If Thome's back holds up next year and produces a reasonable .250/.360/.530 (those are all much lower than his career averages) and the Phils get some useful players for Howard, I see no reason why the Phils wouldn't be considered the wild card frontrunner, at least. One more disappointing season, though, and it might be time to tear this one down and start again with just a couple of players.

However necessary the Thome signing was at the time, though, this one could sting in Philly for a few years, especially if Howard blossoms into a consistent .286/.352/.536 hitter.

One more of these, and the last one is the one that I thought was the best question of any chat I read in the last two days...

5. Nora (St. Louis): If Chris Carpenter and Roger Clemens' numbers were switched this season would there be any doubt the Roger would win the Cy Young?

Gary Gillette: That's a good point, and there is NO doubt that Carpenter wouldn't win it if he weren't with STL. But that's not his fault, and that kind of voting is part of the BBWAA package.


You have to ask yourself, how many of the people who are supporting the Clemens-for-Cy Young bid were opposed to Randy Johnson winning it last season for an inferior W/L record. I'll be honest... I supported Randy Johnson over Clemens last year mainly to defy the conventional wisdom... but he also had the innings advantage and peripherals advantage over Clemens. Carpenter, at this point, has many things going for his candidacy and pretty much dominates all non-ERA stats over Clemens.
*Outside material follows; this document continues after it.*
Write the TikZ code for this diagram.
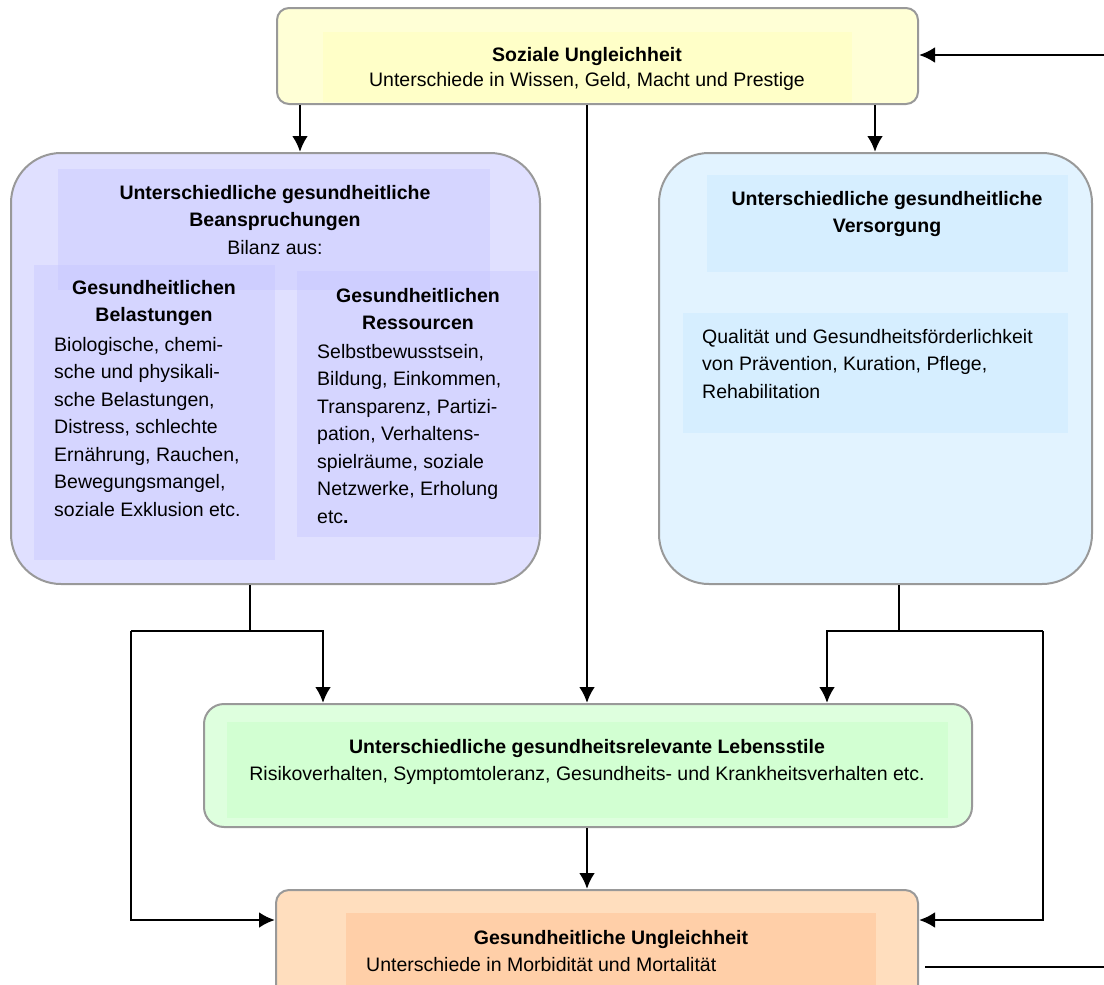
\documentclass[tikz,border=0pt]{standalone}
\usepackage{fontspec}
\setmainfont{Liberation Sans}
\usepackage{tikz}
\usetikzlibrary{arrows.meta}
\usetikzlibrary{positioning}
\definecolor{rahmen}{rgb}{0.6, 0.6, 0.6}
\definecolor{gelb}{RGB}{255, 255, 214}
\definecolor{gelbinnen}{RGB}{255, 255, 200}
\definecolor{lila}{RGB}{224, 224, 255}
\definecolor{lilainnen}{RGB}{190, 190, 255}
\definecolor{hellblau}{RGB}{226, 243, 255}
\definecolor{blauinnen}{RGB}{214, 238, 255}
\definecolor{gruen}{RGB}{222, 255, 222}
\definecolor{grueninnen}{RGB}{210, 255, 210}
\definecolor{orange}{RGB}{255, 222, 190}
\definecolor{orangeinnen}{RGB}{255, 207, 168}
\newcommand{\schrift}{\fontsize{19.5}{27.5}\selectfont}
\tikzset{kasten/.style = {draw = rahmen, line width = 2, anchor = north west,
                          inner sep = 0}}
\tikzset{txt/.style = {inner sep = 0, font = \schrift, anchor = north}}
\tikzset{linie/.style = {line width = 2.9}}
\tikzset{pfeil/.style = {linie, -{Latex[length = 16, width = 16]}}}

\begin{document}
\begin{tikzpicture}[x = 1pt, y = -1pt]
      \clip (0, 0) rectangle (1104, 985);

      % Kaesten
      \node [kasten, fill = gelb, rounded corners = 12,
             minimum width = 641, minimum height = 96] (soz) at (276, 7) {};
      \node [kasten, fill = lila, rounded corners = 50,
             minimum width = 529, minimum height = 431] (belast) at (10, 152) {};
      \node [kasten, fill = hellblau, rounded corners = 50,
             minimum width = 433, minimum height = 431] (versorg) at (658, 152) {};
      \node [kasten, fill = gruen, rounded corners = 20,
             minimum width = 768, minimum height = 123] (lebens) at (203, 703) {};
      \node [kasten, fill = orange, rounded corners = 13,
             minimum width = 642, minimum height = 130] (gesund) at (275, 889) {};

      % Textfelder
      \fill [gelbinnen] (323, 32) rectangle (852, 102);
      \fill [lilainnen, fill opacity = 0.3] (58, 169) rectangle (490, 290);
      \fill [lilainnen, fill opacity = 0.3] (34, 265) rectangle (275, 560);
      \fill [lilainnen, fill opacity = 0.3] (297, 271) rectangle (538, 537);
      \fill [blauinnen] (707, 175) rectangle (1068, 272);
      \fill [blauinnen] (683, 313) rectangle (1068, 433);
      \fill [grueninnen] (227, 722) rectangle (948, 818);
      \fill [orangeinnen] (346, 913) rectangle (876, 1000);

      \node [txt, align = center, font = \fontsize{19.5}{25}\selectfont] (sozt) at (587, 47)
            {\textbf{Soziale Ungleichheit}\\ Unterschiede in Wissen, Geld, Macht und Prestige};

      \node [txt, align = center] (belastt) at (275, 185)
            {\textbf{Unterschiedliche gesundheitliche}\\ \textbf{Beanspruchungen}\\ Bilanz aus:};
      \node [txt, align = center, font = \schrift\bfseries] (lastk) at (154, 280)
            {Gesundheitlichen\\ Belastungen};
      \node [txt, align = left, anchor = north west] (lastt) at (54, 337)
            {Biologische, chemi-\\ sche und physikali-\\ sche Belastungen,\\ Distress, schlechte\\
             Ernährung, Rauchen,\\ Bewegungsmangel,\\ soziale Exklusion etc.};
      \node [txt, align = center, font = \schrift\bfseries] (ressk) at (418, 288)
            {Gesundheitlichen\\ Ressourcen};
      \node [txt, align = left, anchor = north west] (resst) at (317, 344)
            {Selbstbewusstsein,\\ Bildung, Einkommen,\\ Transparenz, Partizi-\\ pation, Verhaltens-\\
             spielräume, soziale\\ Netzwerke, Erholung\\ etc\textbf{.}};

      \node [txt, align = center, font = \schrift\bfseries] (versorgk) at (887, 191)
            {Unterschiedliche gesundheitliche\\ Versorgung};
      \node [txt, align = left, anchor = north west] (versorgt) at (702, 329)
            {Qualität und Gesundheitsförderlichkeit\\ von Prävention, Kuration, Pflege,\\ Rehabilitation};

      \node [txt, align = center] (lebenst) at (587, 739)
            {\textbf{Unterschiedliche gesundheitsrelevante Lebensstile}\\
             Risikoverhalten, Symptomtoleranz, Gesundheits- und Krankheitsverhalten etc.};

      \node [txt, font = \schrift\bfseries] (gesundk) at (611, 930) {Gesundheitliche Ungleichheit};
      \node [txt, anchor = north west] (gesundt) at (366, 957)
            {Unterschiede in Morbidität und Mortalität};

      % Verbindungen
      \coordinate (sl) at (300, 0);
      \coordinate (sr) at (875, 0);
      \coordinate (mitte) at (587, 0);
      \coordinate (jl) at (250, 631);
      \coordinate (al) at (323, 631);
      \coordinate (bl) at (131, 631);
      \coordinate (ml) at (131, 920);
      \coordinate (jr) at (899, 631);
      \coordinate (ar) at (827, 631);
      \coordinate (br) at (1043, 631);
      \coordinate (mr) at (1043, 920);
      \coordinate (ein) at (1104, 55);
      \coordinate (aus) at (1104, 967);

      \draw [pfeil] (soz.south -| sl) -- (belast.north -| sl);
      \draw [pfeil] (soz.south -| sr) -- (versorg.north -| sr);
      \draw [pfeil] (soz.south -| mitte) -- (lebens.north -| mitte);
      \draw [pfeil] (lebens.south -| mitte) -- (gesund.north -| mitte);

      \draw [linie] (belast.south -| jl) -- (jl);
      \draw [pfeil] (bl) -- (al) -- (lebens.north -| al);
      \draw [pfeil] (bl) -- (ml) -- (gesund.west |- ml);

      \draw [linie] (versorg.south -| jr) -- (jr);
      \draw [pfeil] (br) -- (ar) -- (lebens.north -| ar);
      \draw [pfeil] (br) -- (mr) -- (gesund.east |- mr);

      \draw [pfeil] (ein) -- (soz.east |- ein);
      \draw [linie, shorten <= 6] (gesund.east |- aus) -- (aus);
    \end{tikzpicture}
\end{document}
What Clemens has done is amazing, but if you were to switch Roger Clemens' stats with Carpenter's, I think that Clemens would be getting a lot more of the support than Carpenter's getting now.

Personally, I think that it's close enough that I could justify either pick, but it's just a question of a dangerous double standard, that, in some ways, I'm perpetuating by not picking Clemens in either year. It's a good thing I don't have a vote.